The answer is yes, they can - and it’s something Arm's research team has been working on for a while. Clever system partitioning and shrewd hardware and software design can dramatically reduce power and energy use ... but there is, of course, a caveat.
As Star Trek’s Lieutenant Scott famously said: ‘You cannot change the laws of physics.’ And one of those laws is that the energy required to charge a capacitor is proportional to its size and the square of the voltage it’s charged with. So, the dynamic power of a chip depends on three factors: its operating voltage, the total capacitance being charged - proportional to the number of bits switching - and the frequency at which those bits switch. Reducing power close to zero means tuning those parameters close to zero as well.
While zero itself isn’t yet a realistic target, many ultra-low-power chips can potentially be made ‘net-zero’ power, or close to it, by coupling them with their own energy harvesters. Alternatively, for devices plugged into the grid, their activity can be tuned so that their power draw coincides with high renewable availability. There’s usually a surplus of solar power in California around noon, for example.
Decreasing data centre draw
At the other end of the scale, we have datacentres which, according to the International Energy Agency, account for around 1% of the world's total electricity use. Yet, despite a massive increase in the volume of data being handled - and fears that the ICT industry could use 20% of all electricity by 2025 - thanks to a laser focus on efficiency and a shift to cloud and hyperscale datacentres, energy demand remains flat.
There is, of course, no room for complacency; processing demands will increase over time, so we must continually strive for greater and greater efficiency.
Firstly, we must continue to locate infrastructure strategically to take advantage of naturally cool climates and areas where sources of renewable energy are abundant. Secondly, we must - once again - make efficient compute a focus. AWS’s Graviton2 processors, for example, which are based on Arm Neoverse cores, deliver a 40% price performance uplift at the same power consumption. This effectively increases the amount of work achieved per watt while simultaneously lowering the cost - and the carbon footprint.

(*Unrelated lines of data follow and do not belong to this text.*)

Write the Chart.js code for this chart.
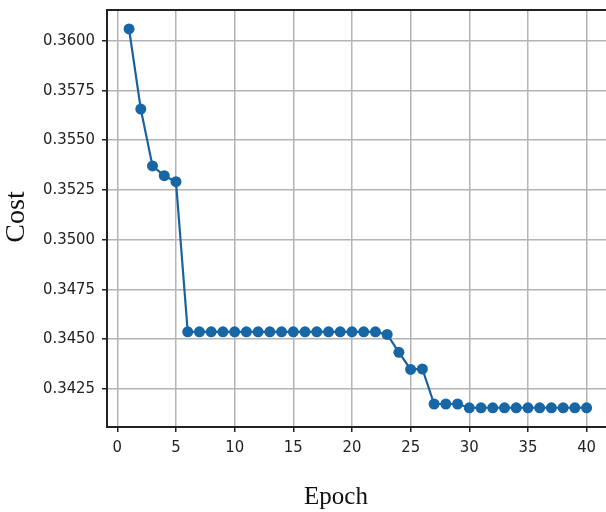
<!DOCTYPE html>
<html>
<head>
<meta charset="utf-8">
<script src="https://cdn.jsdelivr.net/npm/chart.js@4/dist/chart.umd.min.js"></script>
<style>
  html, body { margin: 0; padding: 0; background: #fff; overflow: hidden; }
  #wrap { width: 606px; height: 512px; overflow: hidden; }
  #wrap > div { width: 615px; height: 512px; position: relative; }
</style>
</head>
<body>
<div id="wrap"><div><canvas id="costChart"></canvas></div></div>
<script>
// Data
const epochs = [1, 2, 3, 4, 5, 6, 7, 8, 9, 10, 11, 12, 13, 14, 15, 16, 17, 18, 19, 20,
  21, 22, 23, 24, 25, 26, 27, 28, 29, 30, 31, 32, 33, 34, 35, 36, 37, 38, 39, 40];
const cost = [0.36059, 0.35656, 0.35370, 0.35321, 0.35291,
  0.34536, 0.34536, 0.34536, 0.34536, 0.34536, 0.34536, 0.34536, 0.34536, 0.34536,
  0.34536, 0.34536, 0.34536, 0.34536, 0.34536, 0.34536, 0.34536, 0.34536,
  0.34523, 0.34433, 0.34347, 0.34349,
  0.34173, 0.34173, 0.34173,
  0.34154, 0.34154, 0.34154, 0.34154, 0.34154, 0.34154, 0.34154, 0.34154, 0.34154, 0.34154, 0.34154];
const xTicks = [0, 5, 10, 15, 20, 25, 30, 35, 40];
const yTicks = [0.3425, 0.3450, 0.3475, 0.3500, 0.3525, 0.3550, 0.3575, 0.3600];
const xLabel = "Epoch";
const yLabel = "Cost";

const tickFont = { family: "'DejaVu Sans Condensed', 'DejaVu Sans', sans-serif", size: 16.5 };
const gridColor = "#b4b4b4";
const axisColor = "#222";

// Top frame line + axis titles
const framePlugin = {
  id: "frame",
  afterDraw(chart) {
    const { ctx, chartArea } = chart;
    ctx.save();
    ctx.strokeStyle = axisColor;
    ctx.lineWidth = 2;
    ctx.beginPath();
    ctx.moveTo(chartArea.left, chartArea.top);
    ctx.lineTo(chartArea.right, chartArea.top);
    ctx.stroke();

    ctx.fillStyle = "#111";
    ctx.textAlign = "center";
    ctx.textBaseline = "middle";
    ctx.font = "25px 'Liberation Serif', serif";
    ctx.fillText(xLabel, 336, 497);

    ctx.translate(17, 217);
    ctx.rotate(-Math.PI / 2);
    ctx.font = "28px 'Liberation Serif', serif";
    ctx.fillText(yLabel, 0, 0);
    ctx.restore();
  },
};

const ctx = document.getElementById("costChart").getContext("2d");
new Chart(ctx, {
  type: "line",
  data: {
    datasets: [
      {
        data: epochs.map((e, i) => ({ x: e, y: cost[i] })),
        borderColor: "#17629f",
        backgroundColor: "#1766a5",
        borderWidth: 2.2,
        pointRadius: 5.5,
        pointBorderWidth: 0,
        pointBackgroundColor: "#1766a5",
        tension: 0,
      },
    ],
  },
  options: {
    responsive: true,
    maintainAspectRatio: false,
    animation: false,
    layout: { padding: { top: 10, right: 3, left: 0, bottom: 0 } },
    plugins: {
      legend: { display: false },
      tooltip: { enabled: false },
    },
    scales: {
      x: {
        type: "linear",
        min: -0.88,
        max: 41.95,
        afterBuildTicks: (scale) => {
          scale.ticks = xTicks.map((v) => ({ value: v }));
        },
        afterFit: (scale) => {
          scale.height = 85;
          scale.paddingLeft = 0;
          scale.paddingRight = 0;
        },
        ticks: {
          font: tickFont,
          color: "#222",
          padding: 6,
          maxRotation: 0,
          callback: (v) => String(v),
        },
        grid: { color: gridColor, lineWidth: 1.5, tickColor: axisColor, tickLength: 5, tickWidth: 1.5 },
        border: { color: axisColor, width: 2 },
      },
      y: {
        min: 0.340573,
        max: 0.361544,
        afterBuildTicks: (scale) => {
          scale.ticks = yTicks.map((v) => ({ value: v }));
        },
        afterFit: (scale) => {
          scale.width = 107;
          scale.paddingTop = 0;
          scale.paddingBottom = 0;
        },
        ticks: {
          font: tickFont,
          color: "#222",
          padding: 7,
          callback: (v) => Number(v).toFixed(4),
        },
        grid: { color: gridColor, lineWidth: 1.5, tickColor: axisColor, tickLength: 5, tickWidth: 1.5 },
        border: { color: axisColor, width: 2 },
      },
    },
  },
  plugins: [framePlugin],
});
</script>
</body>
</html>
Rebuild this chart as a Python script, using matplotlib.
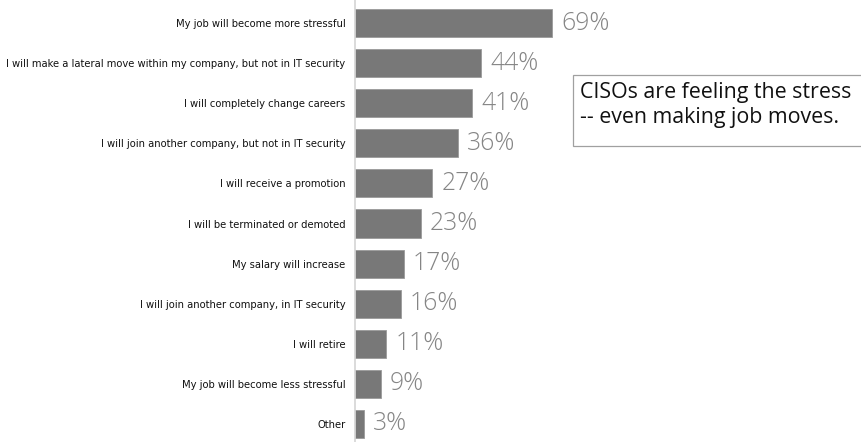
import matplotlib
matplotlib.use("Agg")
import matplotlib.pyplot as plt
from matplotlib.patches import Rectangle

categories = [
    "My job will become more stressful",
    "I will make a lateral move within my company, but not in IT security",
    "I will completely change careers",
    "I will join another company, but not in IT security",
    "I will receive a promotion",
    "I will be terminated or demoted",
    "My salary will increase",
    "I will join another company, in IT security",
    "I will retire",
    "My job will become less stressful",
    "Other",
]
values = [69, 44, 41, 36, 27, 23, 17, 16, 11, 9, 3]
note_text = "CISOs are feeling the stress\n-- even making job moves."

W, H = 861, 442
fig = plt.figure(figsize=(W / 100, H / 100), dpi=100)
ax = fig.add_axes([355 / W, 0, 1 - 355 / W, 1])

y = list(range(len(categories)))
ax.barh(y, values, height=0.7, color="#787878", edgecolor="#9a9a9a", linewidth=0.6)
ax.set_ylim(10.45, -0.575)
ax.set_xlim(0, 177.2)

for yi, v in zip(y, values):
    ax.text(v + 3.3, yi, f"{v}%", va="center", ha="left", fontsize=17.8,
            color="#858585", family="Open Sans", fontweight="light")

ax.set_yticks(y)
ax.set_yticklabels(categories, fontsize=7.2, color="#111111", family="Liberation Sans Narrow")
ax.tick_params(axis="y", length=0, pad=7)
ax.set_xticks([])
for s in ["top", "right", "bottom"]:
    ax.spines[s].set_visible(False)
ax.spines["left"].set_color("#d4d4d4")
ax.spines["left"].set_linewidth(1.2)

# annotation box
fig.patches.append(Rectangle((573 / W, 1 - 146 / H), (W - 573 + 5) / W, 71 / H,
                             transform=fig.transFigure, facecolor="white",
                             edgecolor="#a0a0a0", linewidth=0.9))
fig.text(580 / W, 1 - 105 / H, note_text, fontsize=15.4, color="#111111",
         family="Open Sans", va="center", ha="left", linespacing=1.2)

fig.savefig("out.png", dpi=100)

This is the kind of win-win scenario we need to pursue if we’re to land on the right side of history. But, even here, we must sound a note of caution: we need to guard, as far as possible, against the trap of the Jevons paradox - in which technological progress increases efficiency but demand increases, meaning no overall savings are realised.
The urgency of the situation demands that we take an ‘all hands on deck’ approach to achieving the world’s net zero goal. No one technique alone is sufficient and no sector can act in isolation. But, to ensure that technology contributes to tackling climate change without exacerbating it, we need compute to be as efficient as possible, wherever it happens.
I believe we’ll see an increasing number of custom chips devoted to improving performance per watt for specific workloads like video and AI, and also for internal data centre operations like job allocation and memory transfer. We’ll see physical partitioning and distribution of systems to reduce communication energy - compute in and near memory, dataflow designs, stacked die and so on.
When Moore’s Law finally slows to a crawl, we may even see a resurgence of techniques like adiabatic clocking and asynchronous circuit design as a means of pushing efficiency through design effort.
Ultimately, delivering more and more compute performance while improving energy efficiency is what Arm’s partners ask from us every day, so decarbonising compute makes both commercial and environmental sense. What’s more, failure isn’t an option. There is no Planet B.
It’s a tremendous challenge, and we’re just one part of the puzzle. Luckily, we have computers to help us figure it out.